Some kind of tax is the answer most city leaders seem to prefer.

"I'm not sure we can do it without some kind of tax increase, but I'm just a police chief not a city manager," said Burton.

"We don't have money laying around," Matthes said. "I know some people think there is [money] when they read the budget."

Not all of the police department research turned out negative. Of the six surveyed cities, Columbia's crime rate is the third-lowest, with 476 violent crimes in 2012.

"That's why when one extra murder happens, we freak out, we get worried about it, right, and that's good, that's why we like to live here," Matthes said. "I'd hate to live in a town where that's not a concern."

Chief Burton said his 160 officers responded to more than 72,000 calls for service in 2012. Each one of those calls takes up to 50 minutes on average.

Also, the problems facing Columbia leaders are happening across the country.
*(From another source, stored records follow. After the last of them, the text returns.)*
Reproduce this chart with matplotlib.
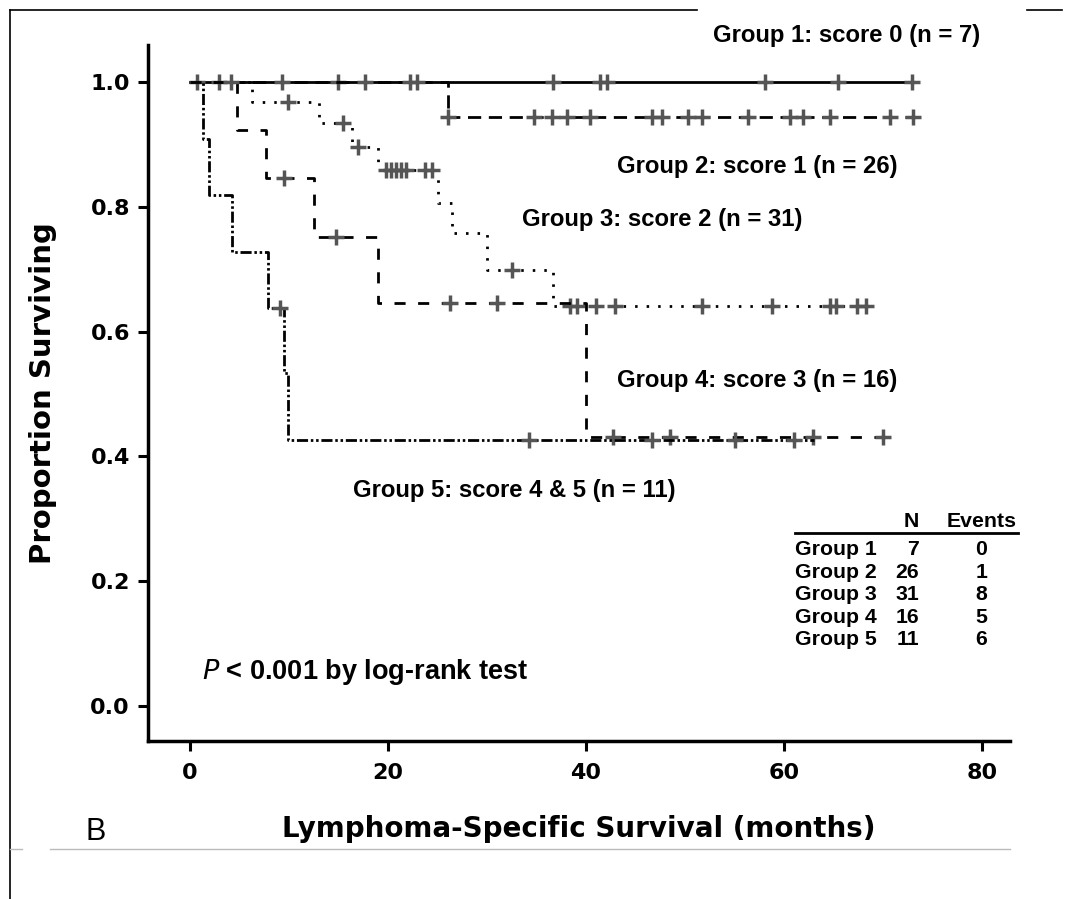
import numpy as np
import matplotlib
matplotlib.use('Agg')
import matplotlib.pyplot as plt
from matplotlib.lines import Line2D

plt.rcParams['lines.scale_dashes'] = False

# Kaplan-Meier step curves (time in months, proportion surviving)
g1_t = [0, 72.9]
g1_s = [1.0, 1.0]
g2_t = [0, 26.1, 73.0]
g2_s = [1.0, 0.944, 0.944]
g3_t = [0, 6.3, 13.1, 16.4, 19.0, 25.1, 26.5, 30.0, 36.7, 68.3]
g3_s = [1.0, 0.967, 0.934, 0.896, 0.859, 0.806, 0.758, 0.699, 0.641, 0.641]
g4_t = [0, 4.8, 7.7, 12.6, 19.0, 40.0, 70.0]
g4_s = [1.0, 0.923, 0.846, 0.752, 0.646, 0.431, 0.431]
g5_t = [0, 1.4, 2.0, 4.3, 7.9, 9.5, 9.9, 63.0]
g5_s = [1.0, 0.909, 0.818, 0.727, 0.638, 0.534, 0.426, 0.426]

# censored observations
g1_c = [15.0, 36.7, 41.4, 42.1, 58.1, 65.4, 72.9]
g2_c = [3.0, 9.3, 17.7, 22.2, 22.9, 26.1, 34.8, 36.6, 38.1, 40.4, 46.7, 47.7,
        50.3, 51.7, 56.4, 60.6, 61.9, 64.6, 70.7, 73.0]
g3_c = [9.9, 15.5, 17.0, 19.8, 20.3, 20.8, 21.3, 21.8, 23.8, 24.5, 32.5, 38.4,
        39.1, 41.0, 42.9, 51.7, 58.8, 64.6, 65.2, 67.4, 68.3]
g4_c = [0.7, 4.2, 9.5, 14.8, 26.3, 31.0, 42.7, 48.5, 62.9, 70.0]
g5_c = [9.1, 34.3, 46.7, 55.0, 61.0]

group_labels = ['Group 1: score 0 (n = 7)', 'Group 2: score 1 (n = 26)',
                'Group 3: score 2 (n = 31)', 'Group 4: score 3 (n = 16)',
                'Group 5: score 4 & 5 (n = 11)']
table_groups = ['Group 1', 'Group 2', 'Group 3', 'Group 4', 'Group 5']
table_n = [7, 26, 31, 16, 11]
table_events = [0, 1, 8, 5, 6]

W, H = 1080, 899
fig = plt.figure(figsize=(W / 100, H / 100), dpi=100)
ax = fig.add_axes([148 / W, 1 - 741 / H, (1010 - 148) / W, (741 - 45) / H])

styles = [
    dict(linestyle='-'),
    dict(dashes=(9.5, 5.5)),
    dict(dashes=(1.8, 6.5)),
    dict(dashes=(8, 9)),
    dict(dashes=(8, 2, 1.8, 2, 1.8, 2)),
]
curves = [(g1_t, g1_s, g1_c), (g2_t, g2_s, g2_c), (g3_t, g3_s, g3_c),
          (g4_t, g4_s, g4_c), (g5_t, g5_s, g5_c)]

for (t, s, c), st in zip(curves, styles):
    ax.plot(t, s, drawstyle='steps-post', color='black', lw=2.0, **st)
    idx = np.searchsorted(t, c, side='right') - 1
    cs = np.array(s)[idx]
    ax.plot(c, cs, linestyle='none', marker='+', color='#555555',
            markersize=11, markeredgewidth=2.5)

ax.set_xlim(-4.2, 82.8)
ax.set_ylim(-0.056, 1.059)
ax.set_xticks([0, 20, 40, 60, 80])
ax.set_yticks([0.0, 0.2, 0.4, 0.6, 0.8, 1.0])
ax.set_yticklabels(['0.0', '0.2', '0.4', '0.6', '0.8', '1.0'])
for sp in ['top', 'right']:
    ax.spines[sp].set_visible(False)
for sp in ['left', 'bottom']:
    ax.spines[sp].set_linewidth(2.5)
ax.tick_params(width=2.2, length=7, labelsize=16)
ax.tick_params(axis='x', pad=9)
ax.tick_params(axis='y', pad=6)
for lab in ax.get_xticklabels() + ax.get_yticklabels():
    lab.set_fontweight('bold')

ax.set_xlabel('Lymphoma-Specific Survival (months)', fontsize=20,
              fontweight='bold', labelpad=23)
ax.set_ylabel('Proportion Surviving', fontsize=21, fontweight='bold',
              labelpad=24)

lab_font = dict(family='Liberation Sans', fontweight='bold', fontsize=17.2)
label_pos = [(52.8, 1.074), (43.1, 0.865), (33.5, 0.779), (43.1, 0.522), (16.5, 0.346)]
for txt, (x, y) in zip(group_labels, label_pos):
    ax.text(x, y, txt, ha='left', va='center', clip_on=False, **lab_font)

ax.text(1.3, 0.054, r'$\bf\it{P}$' + ' < 0.001 by log-rank test', ha='left',
        va='center', family='Liberation Sans', fontweight='bold', fontsize=19.5)

# small N / Events table
tab_font = dict(family='Liberation Sans', fontweight='bold', fontsize=15.3)
ax.text(73.6, 0.296, 'N', ha='right', va='center', **tab_font)
ax.text(79.9, 0.296, 'Events', ha='center', va='center', **tab_font)
ax.plot([61.1, 83.6], [0.278, 0.278], color='black', lw=2, clip_on=False)
for i, (g, n, e) in enumerate(zip(table_groups, table_n, table_events)):
    y = 0.25 - i * 0.036
    ax.text(61.1, y, g, ha='left', va='center', **tab_font)
    ax.text(73.6, y, str(n), ha='right', va='center', **tab_font)
    ax.text(79.9, y, str(e), ha='center', va='center', **tab_font)

# panel letter and frame lines of the original figure
fig.text(96 / W, 1 - 832 / H, 'B', family='Liberation Sans', fontsize=22,
         ha='center', va='center')
fig.add_artist(Line2D([10 / W, 697 / W], [1 - 10 / H, 1 - 10 / H], color='black', lw=1.2))
fig.add_artist(Line2D([1027 / W, 1062 / W], [1 - 10 / H, 1 - 10 / H], color='black', lw=1.2))
fig.add_artist(Line2D([10 / W, 10 / W], [0, 1 - 10 / H], color='black', lw=1.2))
fig.add_artist(Line2D([10 / W, 22 / W], [1 - 849 / H, 1 - 849 / H], color='#bbbbbb', lw=1))
fig.add_artist(Line2D([50 / W, 1010 / W], [1 - 849 / H, 1 - 849 / H], color='#bbbbbb', lw=1))

fig.savefig('out.png', dpi=100)
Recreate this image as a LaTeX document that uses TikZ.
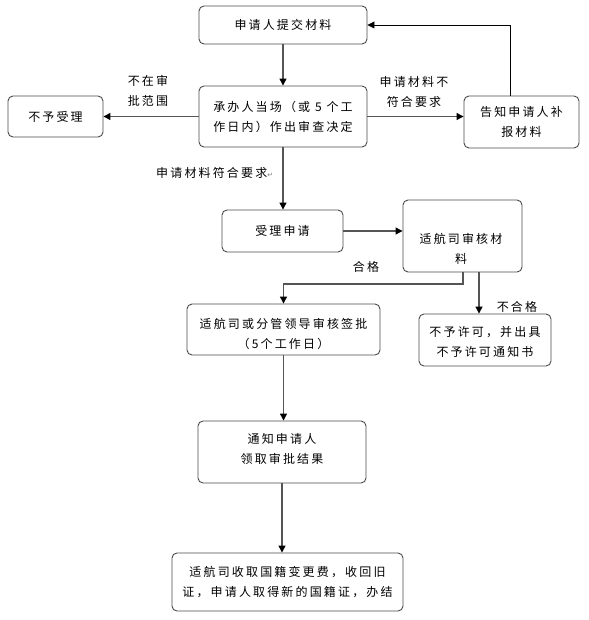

In Gainesville, Fla., -- one of the cities ABC 17 News surveyed -- officers say pension cuts are making it difficult to hire quality officers.

In Norman, city leaders have a little more than a year before they have to renew a police sales tax.

Burton told ABC 17 News he is looking at ways to better use the officers he already has.

One idea is to bring in civilians for crime scene investigation and public information roles. Another plan already in the works is moving minor property crime reporting to an online form.